2 Cups Cottage Cheese
2 Cups Shredded Mozzarella Cheese
¼ Cup Grated Parmesan Cheese
Cook Penne Noodles, Drain and Rinse. Combine with Spaghetti Sauce. ( Set Aside)
Cook Veggies until soft. (approx. 10 min)
In a 9×13 pan, Layer ½ Penne, ½ Cottage Cheese, ½ Veggies, ½ Mozzarella Cheese.
Repeat Layers. Top with Parmesan Cheese.
Bake @ 350 degrees for 35-40 Min.
Black Bean Chocolate Torte
2 cups 500 ml Black beans, drained, rinsed
4 large Eggs
¾ cup 175 ml Cocoa
½ tsp 2 ml Baking powder
1 ½ cups 375 ml Sugar
1 tsp 5ml Vanilla
2tbsp 30 ml Water
1 cup 250 ml Raspberries , fresh or frozen
¼ cup 60 ml Sugar.
- Preheat oven to 350 degrees . Grease a 9” spring form pan and set aside.

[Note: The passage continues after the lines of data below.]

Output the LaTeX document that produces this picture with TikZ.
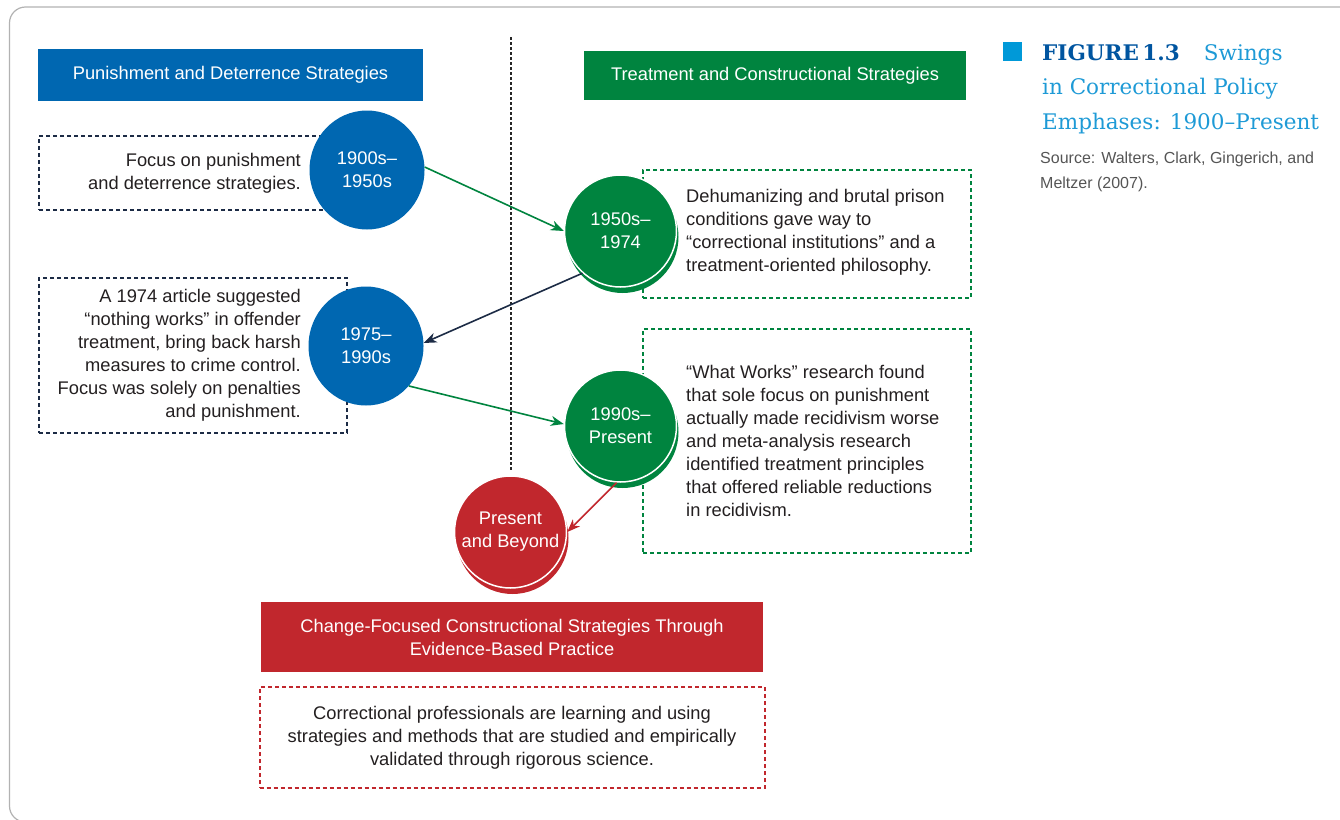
\documentclass[tikz,border=0pt]{standalone}
\usepackage{xcolor}
\usepackage{fontspec}
\setmainfont{Liberation Sans}
\newfontfamily\slabfont{DejaVu Serif}
\usepackage{tikz}
\usetikzlibrary{shapes.geometric, arrows, arrows.meta, positioning, shadows}

\definecolor{pblue}{RGB}{0,103,177}
\definecolor{tgreen}{RGB}{0,132,63}
\definecolor{cred}{RGB}{193,39,45}
\definecolor{navy}{RGB}{28,43,69}
\definecolor{figblue}{RGB}{0,85,160}
\definecolor{swingblue}{RGB}{30,154,214}
\definecolor{markblue}{RGB}{0,153,216}
\definecolor{srcgray}{RGB}{85,85,85}
\definecolor{ink}{RGB}{35,31,32}

\begin{document}
\begin{tikzpicture}[x=1pt, y=-1pt]
\tikzstyle{headbox} = [rectangle, inner sep=0pt, text=white, font=\fontsize{18.3}{23}\selectfont, align=center]
\tikzstyle{notebox} = [rectangle, draw, line width=2pt, dash pattern=on 4pt off 3pt]
\tikzstyle{notetext} = [inner sep=0pt, text=ink, font=\fontsize{18.3}{23}\selectfont]
\tikzstyle{era} = [ellipse, fill=pblue, inner sep=0pt, minimum width=115pt, minimum height=119pt, text=white, font=\fontsize{18.3}{23}\selectfont, align=center]
\tikzstyle{disc} = [circle, draw=white, line width=1.5pt, inner sep=0pt, minimum size=112pt, text=white, font=\fontsize{18.3}{23}\selectfont, align=center]
\tikzstyle{gdisc} = [disc, fill=tgreen, drop shadow={shadow xshift=2pt, shadow yshift=-6pt, opacity=1, fill=tgreen}]
\tikzstyle{rdisc} = [disc, fill=cred, drop shadow={shadow xshift=2pt, shadow yshift=-6pt, opacity=1, fill=cred}]
\tikzstyle{link} = [line width=1.6pt, -{Stealth[length=13pt, width=10pt, inset=4pt]}]

\useasboundingbox (0,0) rectangle (1340,819);
\draw [gray!60, line width=1.2pt, rounded corners=16pt] (9.5,7) rectangle (1360,822);

% divider
\coordinate (divtop) at (511,37);
\coordinate (divbot) at (511,470);
\draw [black!85, line width=2pt, dash pattern=on 2.5pt off 2.5pt] (divtop) -- (divbot);

% headers
\node (punhead) [headbox, fill=pblue, minimum width=385pt, minimum height=52pt] at (230.5,75) {Punishment and Deterrence Strategies};
\node (trthead) [headbox, fill=tgreen, minimum width=382pt, minimum height=49pt] at (775,75.5) {Treatment and Constructional Strategies};
\node (chghead) [headbox, fill=cred, minimum width=502pt, minimum height=70pt] at (512,637) {Change-Focused Constructional Strategies Through\\Evidence-Based Practice};

% notes
\node (pun1) [notebox, draw=navy, minimum width=308pt, minimum height=74pt] at (193,173) {};
\node (pun1txt) [notetext, anchor=east, align=right] at ([xshift=-47pt]pun1.east) {Focus on punishment\\and deterrence strategies.};

\node (pun2) [notebox, draw=navy, minimum width=308pt, minimum height=155pt] at (193,355.5) {};
\node (pun2txt) [notetext, anchor=east, align=right] at ([xshift=-47pt]pun2.east) {A 1974 article suggested\\“nothing works” in offender\\treatment, bring back harsh\\measures to crime control.\\Focus was solely on penalties\\and punishment.};

\node (trt1) [notebox, draw=tgreen, minimum width=328pt, minimum height=128pt] at (807,234) {};
\node (trt1txt) [notetext, anchor=west, align=left] at ([xshift=44pt, yshift=1.5pt]trt1.west) {Dehumanizing and brutal prison\\conditions gave way to\\“correctional institutions” and a\\treatment-oriented philosophy.};

\node (trt2) [notebox, draw=tgreen, minimum width=328pt, minimum height=224pt] at (807,441) {};
\node (trt2txt) [notetext, anchor=west, align=left] at ([xshift=44pt]trt2.west) {“What Works” research found\\that sole focus on punishment\\actually made recidivism worse\\and meta-analysis research\\identified treatment principles\\that offered reliable reductions\\in recidivism.};

\node (chg) [notebox, draw=cred, minimum width=505pt, minimum height=101pt] at (512,737.5) {};
\node (chgtxt) [notetext, align=center] at (chg.center) {Correctional professionals are learning and using\\strategies and methods that are studied and empirically\\validated through rigorous science.};

% eras
\node (c1) [era] at (367,170) {1900s–\\1950s};
\node (c2) [era] at (366,346) {1975–\\1990s};
\node (c3) [gdisc] at (620.5,231) {1950s–\\1974};
\node (c4) [gdisc] at (620.5,426) {1990s–\\Present};
\node (c5) [rdisc] at (510.5,532) {Present\\and Beyond};

\draw [link, tgreen] (c1.3) -- (c3.west);
\draw [link, navy] (c3.228) -- (c2.3);
\draw [link, tgreen] (c2.317) -- (c4.178);
\draw [link, cred] (c4.266) -- (c5.east);

% caption
\node (mark) [rectangle, fill=markblue, inner sep=0pt, minimum size=19pt] at (1012.5,51) {};
\node (fig) [anchor=north west, inner sep=0pt, align=left, text=swingblue, font=\slabfont\fontsize{21.5}{34.5}\selectfont] at (1042,44) {\textcolor{figblue}{\textbf{FIGURE\,1.3}}\hspace{24pt}Swings\\in Correctional Policy\\Emphases: 1900–Present};
\node (src) [anchor=north west, inner sep=0pt, align=left, text=srcgray, font=\fontsize{16}{25}\selectfont] at (1040,152) {Source: Walters, Clark, Gingerich, and\\Meltzer (2007).};
\end{tikzpicture}
\end{document}
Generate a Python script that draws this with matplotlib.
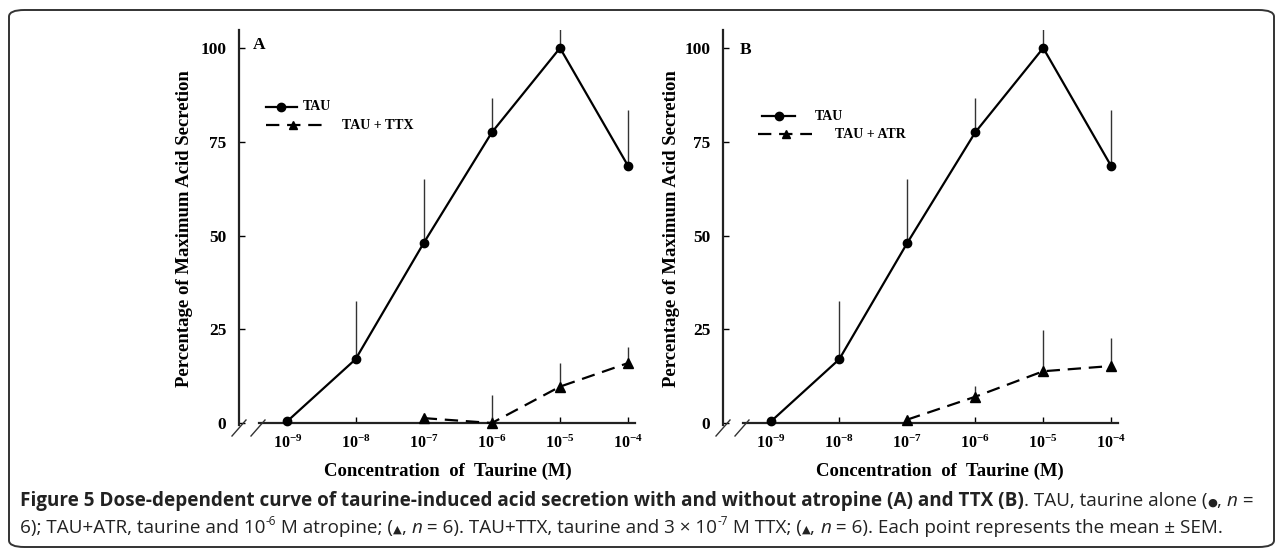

- Puree beans using a food processor until beans start to form a paste.
- Add eggs and mix for 3-5 min. until smooth.
- Spread batter in spring form pan. Bake for 25 minutes or until a toothpick inserted comes out clean. Let cool in the pan for 10 minutes before cutting.
- Add water, raspberries and sugar in a small saucepan. Heat stirring often until thickened.
- Serve torte with a drizzle of raspberry sauce.